Exercise goal = Set the data down again, exactly as it reads, but without the pictures.

━━ Recorded data ━━

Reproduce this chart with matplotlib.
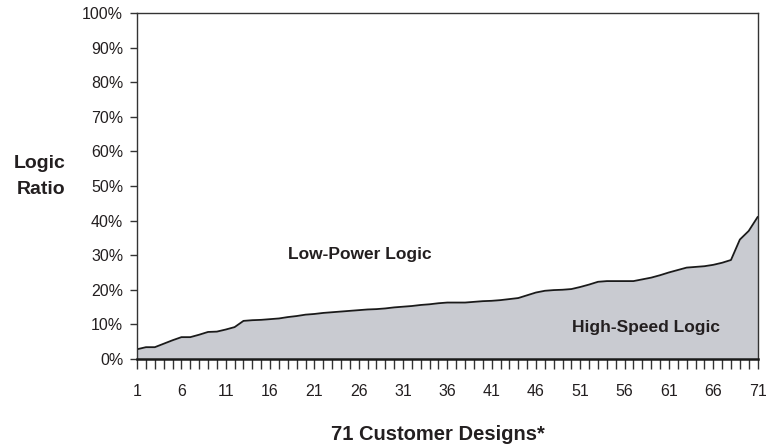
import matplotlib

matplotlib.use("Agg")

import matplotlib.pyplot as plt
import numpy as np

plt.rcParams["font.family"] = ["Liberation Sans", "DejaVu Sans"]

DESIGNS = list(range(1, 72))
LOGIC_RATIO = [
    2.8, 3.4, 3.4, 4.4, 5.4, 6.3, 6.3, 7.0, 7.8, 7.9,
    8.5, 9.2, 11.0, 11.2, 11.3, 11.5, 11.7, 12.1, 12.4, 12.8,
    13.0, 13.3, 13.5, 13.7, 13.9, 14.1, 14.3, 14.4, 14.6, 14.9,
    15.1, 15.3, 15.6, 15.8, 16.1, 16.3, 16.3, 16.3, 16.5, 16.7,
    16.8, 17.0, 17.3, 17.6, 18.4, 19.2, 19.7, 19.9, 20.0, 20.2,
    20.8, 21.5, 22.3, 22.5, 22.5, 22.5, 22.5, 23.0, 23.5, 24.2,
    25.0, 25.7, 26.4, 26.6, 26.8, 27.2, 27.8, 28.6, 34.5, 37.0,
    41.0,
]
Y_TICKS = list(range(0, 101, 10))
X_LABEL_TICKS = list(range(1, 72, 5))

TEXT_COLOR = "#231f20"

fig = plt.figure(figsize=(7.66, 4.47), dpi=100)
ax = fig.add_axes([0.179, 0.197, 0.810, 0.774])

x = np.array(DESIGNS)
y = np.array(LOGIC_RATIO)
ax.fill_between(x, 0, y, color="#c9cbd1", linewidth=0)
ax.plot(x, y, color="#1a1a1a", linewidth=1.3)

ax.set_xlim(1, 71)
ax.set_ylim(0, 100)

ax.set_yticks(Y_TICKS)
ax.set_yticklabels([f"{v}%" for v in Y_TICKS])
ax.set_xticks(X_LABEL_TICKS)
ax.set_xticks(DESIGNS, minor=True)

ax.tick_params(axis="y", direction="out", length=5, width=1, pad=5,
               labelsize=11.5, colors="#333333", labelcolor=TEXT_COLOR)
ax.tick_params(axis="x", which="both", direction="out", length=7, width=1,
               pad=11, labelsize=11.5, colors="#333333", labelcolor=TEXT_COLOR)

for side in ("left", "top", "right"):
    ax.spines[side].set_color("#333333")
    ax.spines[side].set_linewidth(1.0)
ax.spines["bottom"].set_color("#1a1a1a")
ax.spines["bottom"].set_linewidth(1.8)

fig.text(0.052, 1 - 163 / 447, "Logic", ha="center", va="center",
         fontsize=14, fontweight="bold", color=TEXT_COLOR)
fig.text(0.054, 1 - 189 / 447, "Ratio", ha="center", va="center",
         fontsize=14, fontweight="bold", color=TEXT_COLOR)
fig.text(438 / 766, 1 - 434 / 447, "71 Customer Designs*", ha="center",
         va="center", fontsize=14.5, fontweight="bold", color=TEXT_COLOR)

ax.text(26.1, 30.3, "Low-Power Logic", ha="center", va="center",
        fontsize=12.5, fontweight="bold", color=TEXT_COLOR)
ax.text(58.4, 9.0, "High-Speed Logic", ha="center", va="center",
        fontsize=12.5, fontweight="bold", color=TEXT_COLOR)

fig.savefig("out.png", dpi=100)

━━━

Answer for the task =
Reproduce this chart with matplotlib.
import matplotlib

matplotlib.use("Agg")

import matplotlib.pyplot as plt
import numpy as np

plt.rcParams["font.family"] = ["Liberation Sans", "DejaVu Sans"]

DESIGNS = list(range(1, 72))
LOGIC_RATIO = [
    2.8, 3.4, 3.4, 4.4, 5.4, 6.3, 6.3, 7.0, 7.8, 7.9,
    8.5, 9.2, 11.0, 11.2, 11.3, 11.5, 11.7, 12.1, 12.4, 12.8,
    13.0, 13.3, 13.5, 13.7, 13.9, 14.1, 14.3, 14.4, 14.6, 14.9,
    15.1, 15.3, 15.6, 15.8, 16.1, 16.3, 16.3, 16.3, 16.5, 16.7,
    16.8, 17.0, 17.3, 17.6, 18.4, 19.2, 19.7, 19.9, 20.0, 20.2,
    20.8, 21.5, 22.3, 22.5, 22.5, 22.5, 22.5, 23.0, 23.5, 24.2,
    25.0, 25.7, 26.4, 26.6, 26.8, 27.2, 27.8, 28.6, 34.5, 37.0,
    41.0,
]
Y_TICKS = list(range(0, 101, 10))
X_LABEL_TICKS = list(range(1, 72, 5))

TEXT_COLOR = "#231f20"

fig = plt.figure(figsize=(7.66, 4.47), dpi=100)
ax = fig.add_axes([0.179, 0.197, 0.810, 0.774])

x = np.array(DESIGNS)
y = np.array(LOGIC_RATIO)
ax.fill_between(x, 0, y, color="#c9cbd1", linewidth=0)
ax.plot(x, y, color="#1a1a1a", linewidth=1.3)

ax.set_xlim(1, 71)
ax.set_ylim(0, 100)

ax.set_yticks(Y_TICKS)
ax.set_yticklabels([f"{v}%" for v in Y_TICKS])
ax.set_xticks(X_LABEL_TICKS)
ax.set_xticks(DESIGNS, minor=True)

ax.tick_params(axis="y", direction="out", length=5, width=1, pad=5,
               labelsize=11.5, colors="#333333", labelcolor=TEXT_COLOR)
ax.tick_params(axis="x", which="both", direction="out", length=7, width=1,
               pad=11, labelsize=11.5, colors="#333333", labelcolor=TEXT_COLOR)

for side in ("left", "top", "right"):
    ax.spines[side].set_color("#333333")
    ax.spines[side].set_linewidth(1.0)
ax.spines["bottom"].set_color("#1a1a1a")
ax.spines["bottom"].set_linewidth(1.8)

fig.text(0.052, 1 - 163 / 447, "Logic", ha="center", va="center",
         fontsize=14, fontweight="bold", color=TEXT_COLOR)
fig.text(0.054, 1 - 189 / 447, "Ratio", ha="center", va="center",
         fontsize=14, fontweight="bold", color=TEXT_COLOR)
fig.text(438 / 766, 1 - 434 / 447, "71 Customer Designs*", ha="center",
         va="center", fontsize=14.5, fontweight="bold", color=TEXT_COLOR)

ax.text(26.1, 30.3, "Low-Power Logic", ha="center", va="center",
        fontsize=12.5, fontweight="bold", color=TEXT_COLOR)
ax.text(58.4, 9.0, "High-Speed Logic", ha="center", va="center",
        fontsize=12.5, fontweight="bold", color=TEXT_COLOR)

fig.savefig("out.png", dpi=100)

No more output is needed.